The waffle recipe takes 15 minutes to make and it yields four waffles. Enjoy them with some avocado and/or my Beetroot Hummus (see other recipes) and/or organic sausages and/or some smoked salmon.
The waffles also keep well in the fridge (up to 3 days) and can even be frozen.
Ingredients:
- 2 handfuls fresh organic spinach, washed and roughly chopped
- 1 handful fresh basil, washed and roughly chopped
- 2 organic eggs
- ½ tablespoon chia seeds
- 1 teaspoon dried oregano
- salt and pepper to taste
- 1 cup chickpea/graham flour (or any gluten free flour)

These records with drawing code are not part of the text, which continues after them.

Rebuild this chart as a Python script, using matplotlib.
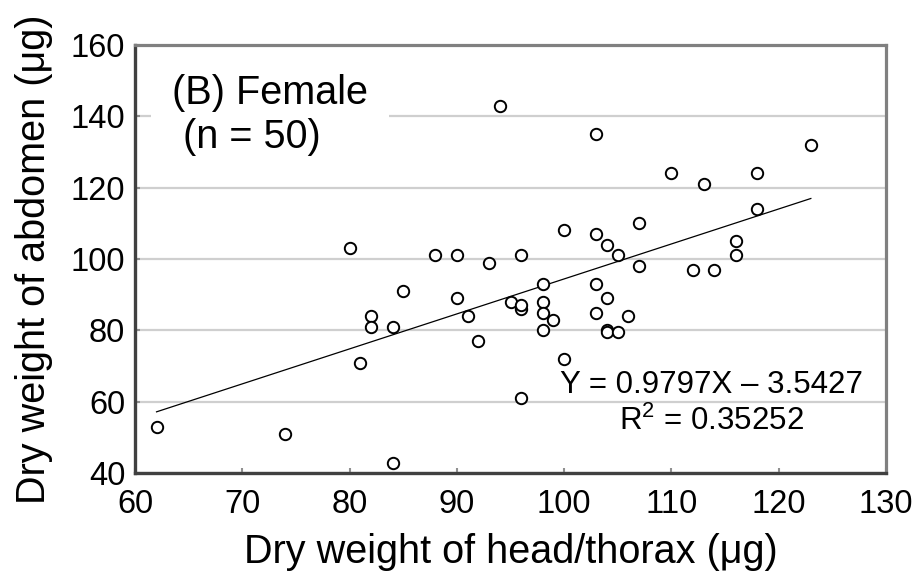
import matplotlib
matplotlib.use('Agg')
import matplotlib.pyplot as plt

plt.rcParams['font.family'] = ['Liberation Sans', 'DejaVu Sans']
plt.rcParams['mathtext.fontset'] = 'custom'
plt.rcParams['mathtext.rm'] = 'Liberation Sans'
plt.rcParams['mathtext.it'] = 'Liberation Sans'

# Female head/thorax vs abdomen dry weight (ug)
head_thorax = [62, 74, 80, 81, 82, 82, 84, 84, 85, 88,
               90, 90, 91, 92, 93, 94, 95, 96, 96, 96,
               96, 98, 98, 98, 98, 99, 100, 100, 103, 103,
               103, 103, 104, 104, 104, 104, 105, 105, 106, 107,
               107, 110, 112, 113, 114, 116, 116, 118, 118, 123]
abdomen = [53, 51, 103, 71, 84, 81, 81, 43, 91, 101,
           101, 89, 84, 77, 99, 143, 88, 86, 87, 101,
           61, 93, 88, 85, 80, 83, 108, 72, 135, 107,
           93, 85, 104, 89, 80, 79.5, 101, 79.5, 84, 110,
           98, 124, 97, 121, 97, 105, 101, 124, 114, 132]

slope = 0.9797
intercept = -3.5427
fit_x = [min(head_thorax), max(head_thorax)]
fit_y = [slope * v + intercept for v in fit_x]

x_ticks = [60, 70, 80, 90, 100, 110, 120, 130]
y_ticks = [40, 60, 80, 100, 120, 140, 160]

fig = plt.figure(figsize=(9.19, 5.75), dpi=100)
ax = fig.add_axes([0.147, 0.177, 0.817, 0.745])

ax.plot(head_thorax, abdomen, linestyle='none', marker='o', ms=8.2,
        mfc='white', mec='black', mew=1.4, zorder=3)
ax.plot(fit_x, fit_y, color='black', lw=0.9, zorder=2)

ax.set_xlim(60, 130)
ax.set_ylim(40, 160)
ax.set_xticks(x_ticks)
ax.set_yticks(y_ticks)
ax.tick_params(direction='in', length=3.5, width=1.5, color='#909090',
               labelsize=23.5)
ax.tick_params(axis='x', pad=11)
ax.tick_params(axis='y', pad=7)

ax.set_axisbelow(True)
ax.yaxis.grid(True, color='#cfcfcf', lw=1.6)

for side in ['left', 'bottom']:
    ax.spines[side].set_color('#404040')
    ax.spines[side].set_linewidth(2.4)
for side in ['top', 'right']:
    ax.spines[side].set_color('#808080')
    ax.spines[side].set_linewidth(2.3)

ax.set_xlabel('Dry weight of head/thorax (μg)', fontsize=28.5, va='baseline')
ax.xaxis.set_label_coords(0.5, -0.21)
ax.set_ylabel('Dry weight of abdomen (μg)', fontsize=28.5, va='baseline')
ax.yaxis.set_label_coords(-0.12, 0.5)

ax.text(63.4, 143.5, '(B) Female', fontsize=28.5, va='baseline', zorder=4,
        bbox=dict(facecolor='white', edgecolor='none', pad=15))
ax.text(64.5, 131.1, '(n = 50)', fontsize=28.5, va='baseline', zorder=5)

ax.text(113.7, 62.4, 'Y = 0.9797X – 3.5427', fontsize=22.5, ha='center', va='baseline')
ax.text(113.7, 52.1, r'R$^{2}$ = 0.35252', fontsize=22.5, ha='center', va='baseline')

fig.savefig('out.png', dpi=100)
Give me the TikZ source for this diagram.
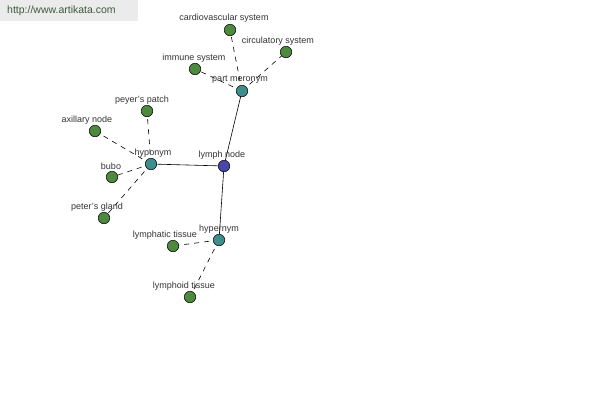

- a pinch of aluminum free baking powder
- 2 tablespoons nutritional yeast (available from health food stores), or you can skip it
- half a cup of filtered water
- coconut oil to grease the waffle maker (depending on the type you are using)
Method:
Add the eggs, spinach, basil and chia to a blender (I used a Nutri Bullet) and blend until you get a soup like consistency. Mix in a bowl with the rest of the ingredients, I suggest you add the flour and water last – you should get a pancake consistency (if not adjust the flour/water proportions). Then cook based on your waffle maker instructions. Enjoy!